Squaring both sides removes the square root and gives the standard equation $(x-a)^2+(y-b)^2=r^2$.

• The squared terms appear because horizontal and vertical displacements are combined using Pythagoras' theorem. The quantity $(x-a)$ measures horizontal change from the centre, and $(y-b)$ measures vertical change, so the total squared distance is the sum of their squares.

• The signs inside the brackets are easy to misread because the algebraic form uses subtraction. In $(x-a)^2+(y-b)^2=r^2$, the centre is $(a,b)$, so a bracket like $(x+3)^2$ means $a=-3$, not $a=3$.

• A circle equation can also appear in an expanded form such as $x^2+y^2+Dx+Ey+F=0$. It still represents a circle only when the coefficients of $x^2$ and $y^2$ are equal and there is no $xy$ term, because unequal square coefficients or a mixed term change the shape into a different conic.

Finding the equation from centre and radius

• If the centre and radius are known, substitute them directly into the standard form. For a centre $(a,b)$ and radius $r$, write $(x-a)^2+(y-b)^2=r^2$, then simplify only if needed. This method is fastest when the geometric data is already given clearly.
• Always square the radius carefully when writing the final equation. If the radius is a length such as $5$, the equation uses $r^2=25$ because the formula is based on squared distance rather than distance itself.

Finding the centre and radius from standard form

• If the equation is already written as $(x-a)^2+(y-b)^2=r^2$, read the centre and radius directly. The centre is $(a,b)$ and the radius is $\sqrt{r^2}$, so you must take the positive square root to recover the actual length.
• Check the bracket signs before stating the centre. For example, $(x+4)^2$ corresponds to an $x$-coordinate of $-4$, because $x+4$ is the same as $x-(-4)$.

Rewriting a general equation into standard form

• When the equation is expanded, collect the $x$ terms together and the $y$ terms together, then complete the square for each variable. This converts a less transparent quadratic expression into a geometric form that reveals the centre and radius.
• After completing the square, move constants to the other side so that the equation matches $(x-a)^2+(y-b)^2=r^2$. If the resulting right-hand side is positive, a real circle exists; if it is zero or negative, interpret the result carefully before claiming there is a circle.

Standard form versus expanded form

• Standard form shows the centre and radius immediately, while expanded form is often easier for algebraic manipulation or deriving equations from conditions. Students should know both because exam questions may switch between them without warning.

Radius versus radius squared

• The value on the right side of the standard form is $r^2$, not $r$. This matters because students sometimes report the radius as the number on the right without taking a square root, which gives a value with the wrong geometric meaning.

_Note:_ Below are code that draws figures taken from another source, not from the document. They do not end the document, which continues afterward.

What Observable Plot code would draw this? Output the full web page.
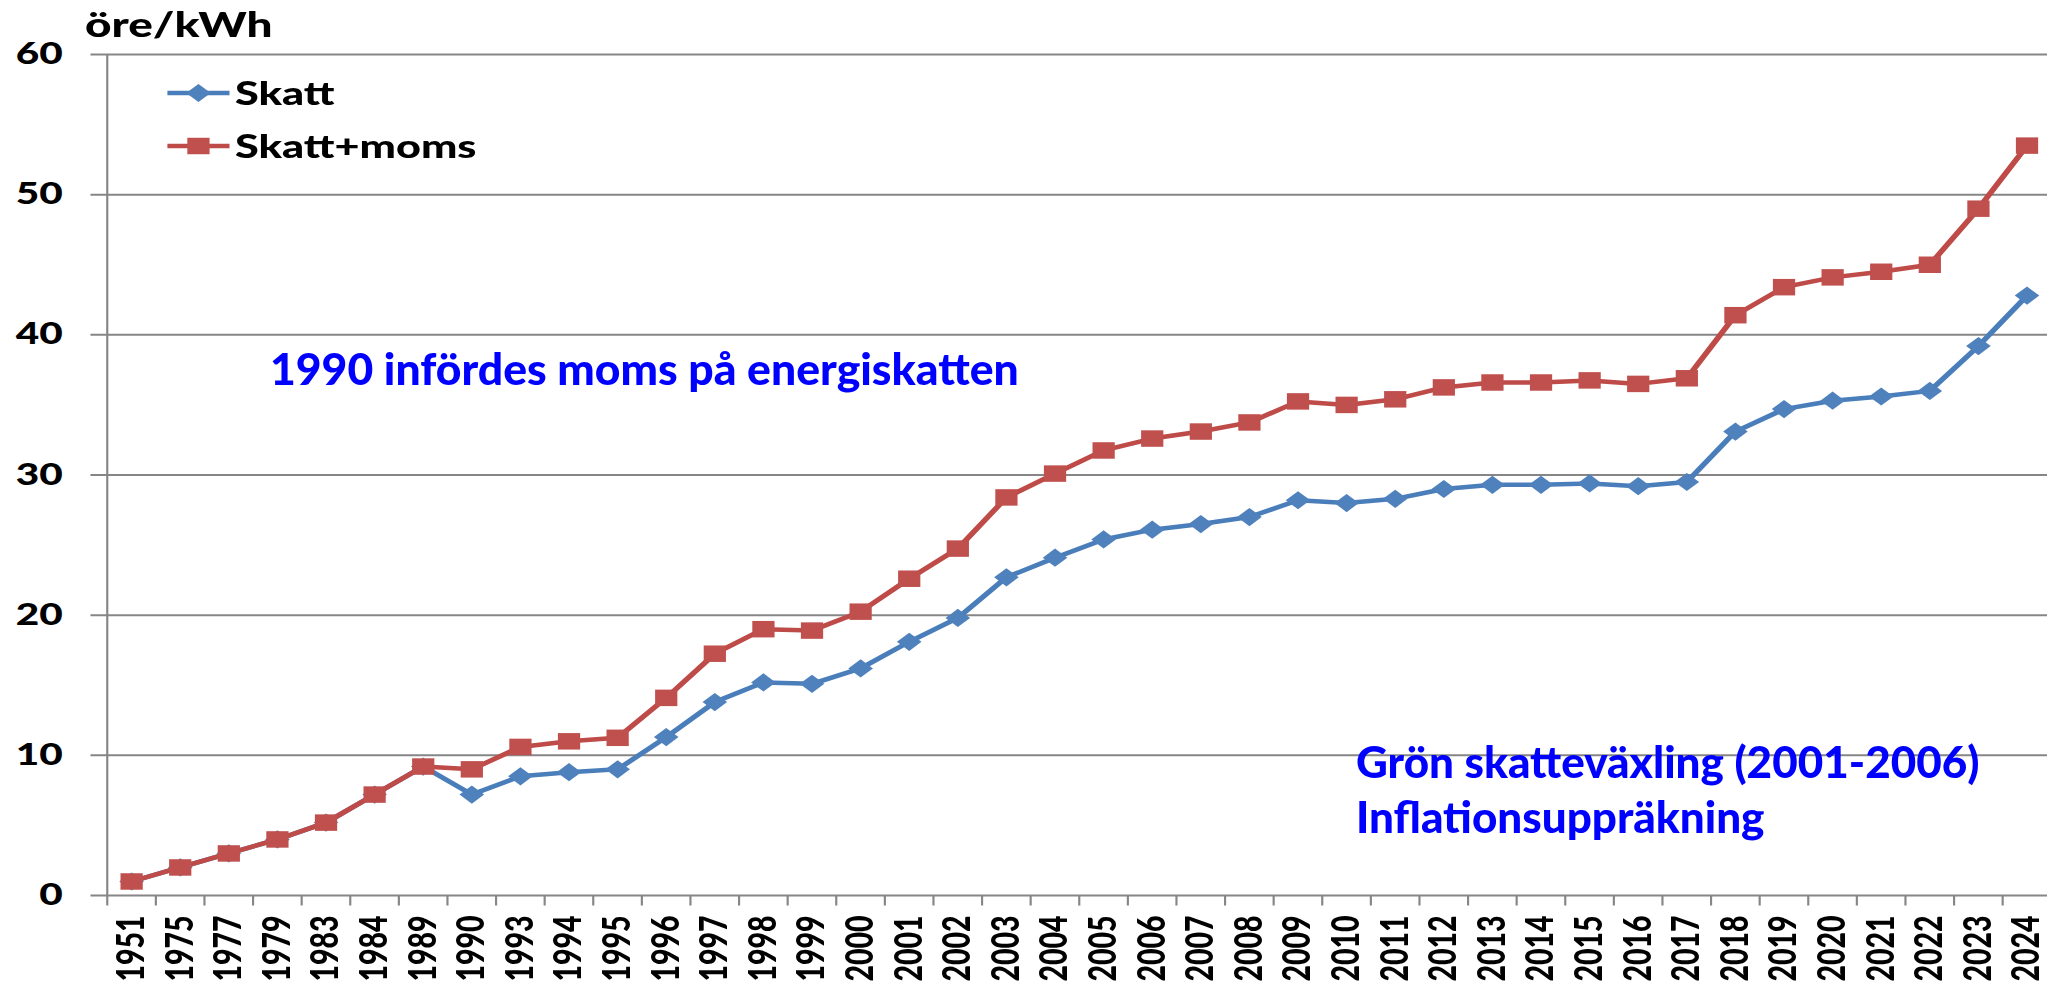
<!DOCTYPE html>
<html><head><meta charset="utf-8">
<script src="https://cdn.jsdelivr.net/npm/d3@7"></script>
<script src="https://cdn.jsdelivr.net/npm/@observablehq/plot@0.6"></script>
<style>
html,body{margin:0;padding:0;background:#fff;overflow:hidden;width:2047px;height:988px;}
#wrap{position:absolute;left:0;top:0;transform:scaleX(1.35);transform-origin:0 0;}
#wrap svg{display:block}
#legend{position:absolute;left:0;top:0;overflow:visible}
#notes{position:absolute;left:0;top:0;overflow:visible}
</style></head><body>
<div id="wrap"></div>
<svg id="notes" width="2047" height="988"></svg>
<script>
// ---- data ----
const years = ["1951","1975","1977","1979","1983","1984","1989","1990","1993","1994","1995",
  "1996","1997","1998","1999","2000","2001","2002","2003","2004","2005","2006","2007","2008",
  "2009","2010","2011","2012","2013","2014","2015","2016","2017","2018","2019","2020","2021",
  "2022","2023","2024"];
const skatt = [1.0,2.0,3.0,4.0,5.2,7.2,9.2,7.2,8.5,8.8,9.0,
  11.3,13.8,15.2,15.1,16.2,18.1,19.8,22.7,24.1,25.4,26.1,26.5,27.0,
  28.2,28.0,28.3,29.0,29.3,29.3,29.4,29.2,29.5,33.1,34.7,35.3,35.6,
  36.0,39.2,42.8];
const skattMoms = [1.0,2.0,3.0,4.0,5.2,7.2,9.2,9.0,10.6,11.0,11.25,
  14.1,17.25,19.0,18.9,20.25,22.6,24.75,28.4,30.1,31.75,32.6,33.1,33.75,
  35.25,35.0,35.4,36.25,36.6,36.6,36.75,36.5,36.9,41.4,43.4,44.1,44.5,
  45.0,49.0,53.5];
const yTicks = [0,10,20,30,40,50,60];
const seriesNames = ["Skatt","Skatt+moms"];
const unitLabel = "öre/kWh";
const note1 = ["1990 infördes moms på energiskatten"];
const note2 = ["Grön skatteväxling (2001-2006)","Inflationsuppräkning"];

// ---- styles / layout ----
const W = 1521, H = 988, ML = 77, MR = 0, MT = 54, MB = 93;
const step = (W - ML - MR) / years.length;
const lineColors = ["#4A7EBB", "#BE4B48"];
const markColors = ["#4F81BD", "#C0504D"];
const symbols = ["diamond2", "square"];
const radii = [8.2, 9.3];
const grid = "#868686";
const font = "Lato, 'Open Sans', sans-serif";
const weight = 900;

const rows = years.map((y, i) => ({year: y, skatt: skatt[i], moms: skattMoms[i]}));

const chart = Plot.plot({
  width: W, height: H, marginLeft: ML, marginRight: MR, marginTop: MT, marginBottom: MB,
  style: {fontFamily: font, background: "white", color: "black", overflow: "visible"},
  x: {type: "point", domain: years, padding: 0.5, align: 0.5},
  y: {domain: [0, 60]},
  marks: [
    Plot.ruleY(yTicks, {stroke: grid, strokeWidth: 2, insetLeft: -10}),
    Plot.ruleX([years[0]], {x: d => d, y1: -0.75, y2: 60, dx: -step / 2, stroke: grid, strokeWidth: 1.6}),
    Plot.ruleX(years.slice(1), {x: d => d, y1: -0.75, y2: 0, dx: -step / 2, stroke: grid, strokeWidth: 1.6}),
    Plot.axisY({ticks: yTicks, tickSize: 0, tickPadding: 31, fontSize: 30, fontWeight: weight, label: null}),
    Plot.axisX({tickSize: 0, tickPadding: 20, tickRotate: -90, fontSize: 28.5, fontWeight: weight, label: null}),
    Plot.line(rows, {x: "year", y: "skatt", stroke: lineColors[0], strokeWidth: 4.5}),
    Plot.dot(rows, {x: "year", y: "skatt", symbol: symbols[0], r: radii[0], fill: markColors[0]}),
    Plot.line(rows, {x: "year", y: "moms", stroke: lineColors[1], strokeWidth: 4.5}),
    Plot.dot(rows, {x: "year", y: "moms", symbol: symbols[1], r: radii[1], fill: markColors[1]})
  ]
});
const wrap = document.getElementById("wrap");
wrap.appendChild(chart);

// legend + unit label (inside the stretched chart area)
const leg = d3.select(wrap).append("svg").attr("id", "legend")
  .attr("width", W).attr("height", H)
  .style("font-family", font).style("font-weight", weight);
leg.append("text").attr("x", 63).attr("y", 37).attr("font-size", 34).attr("fill", "black").text(unitLabel);
const legY = [93, 146];
const symTypes = [d3.symbolDiamond2, d3.symbolSquare];
seriesNames.forEach((name, i) => {
  const g = leg.append("g").attr("transform", `translate(0,${legY[i]})`);
  g.append("line").attr("x1", 124).attr("x2", 170).attr("y1", 0).attr("y2", 0)
    .attr("stroke", lineColors[i]).attr("stroke-width", 4.5);
  g.append("path").attr("transform", "translate(147,0)")
    .attr("d", d3.symbol(symTypes[i], Math.PI * radii[i] * radii[i])())
    .attr("fill", markColors[i]);
  g.append("text").attr("x", 174).attr("dy", "0.36em").attr("font-size", 32).attr("fill", "black").text(name);
});

// annotations (not stretched)
const notes = d3.select("#notes").style("font-family", font).style("font-weight", weight);
notes.append("text").attr("x", 270).attr("y", 385).attr("font-size", 44.5).attr("fill", "#0000FF").text(note1[0]);
note2.forEach((t, i) => {
  notes.append("text").attr("x", 1356).attr("y", 778 + i * 55).attr("font-size", 44).attr("fill", "#0000FF").text(t);
});
</script>
</body></html>
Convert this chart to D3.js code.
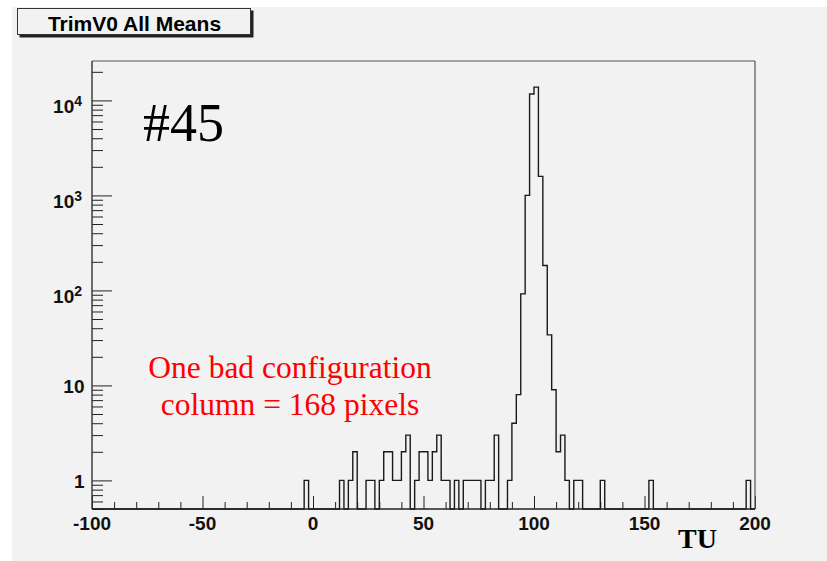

Centre coordinates versus bracket signs

• The signs in the brackets are the opposite of the centre coordinates because the formula measures displacement from $(a,b)$. This distinction is a common source of mistakes, especially when one coordinate is negative.

Circle versus non-circle quadratic equations

• Not every quadratic equation in $x$ and $y$ represents a circle. A true circle needs matching coefficients of $x^2$ and $y^2$ and no $xy$ term, because otherwise the distance from the centre is distorted and another conic shape appears instead.

• Identify the form first before doing any algebra. If the equation is already in standard form, read the centre and radius directly; if not, decide whether a simple rearrangement or completing the square is required. This prevents unnecessary work and reduces the chance of introducing sign errors.

• Check the signs in brackets every time you extract the centre. A quick mental rewrite such as $(x+2)^2=(x-(-2))^2$ helps confirm the coordinate correctly and is often enough to avoid one of the most common exam mistakes.

• Verify the radius is sensible by checking that it is a positive real number. If your working gives a negative value for $r^2$, something has gone wrong algebraically or the equation does not represent a real circle.

• Use a reasonableness check by imagining the graph. If the centre is far from the origin but the algebra suggests a tiny radius, or if the expanded equation contains large shifts but your answer gives centre $(0,0)$, revisit your rearrangement.

• Write the final answer in the requested form. If a question asks for the equation of a circle, standard form is usually the clearest and most acceptable presentation because it communicates both geometry and algebra cleanly.

• A frequent mistake is reading $(x+5)^2$ as meaning the centre has $x$-coordinate $5$. In fact, the coordinate is $-5$ because the standard form always compares $x$ with the centre through subtraction.

• Another common error is treating the right-hand side as the radius instead of radius squared. If the equation is $(x-a)^2+(y-b)^2=49$, then the radius is $7$, not $49$, because distance must be the positive square root of the squared value.

• Some students expand or simplify too early and lose the geometric meaning of the equation. While algebraic expansion is valid, standard form is usually better for interpretation, so do not move away from it unless there is a clear purpose.

• When completing the square, students sometimes add a value to one side but forget to balance the equation on the other side. This changes the curve entirely, so every adjustment made to create a perfect square must be accounted for consistently.

• The equation of a circle is part of coordinate geometry, where algebra is used to describe geometric loci. It connects directly to the distance formula, midpoint ideas, and graph interpretation, making it a foundation for more advanced conic sections.

• Circles are one example of a broader family of quadratic curves. Recognizing the special structure of a circle helps distinguish it from parabolas, ellipses, and hyperbolas, which arise when the squared terms behave differently.

• Standard-form interpretation is also useful in applications such as modeling circular boundaries, loci of constant distance, and geometric constraints in design or motion. In each case, the key idea is the same: every point on the curve stays a fixed distance from a centre.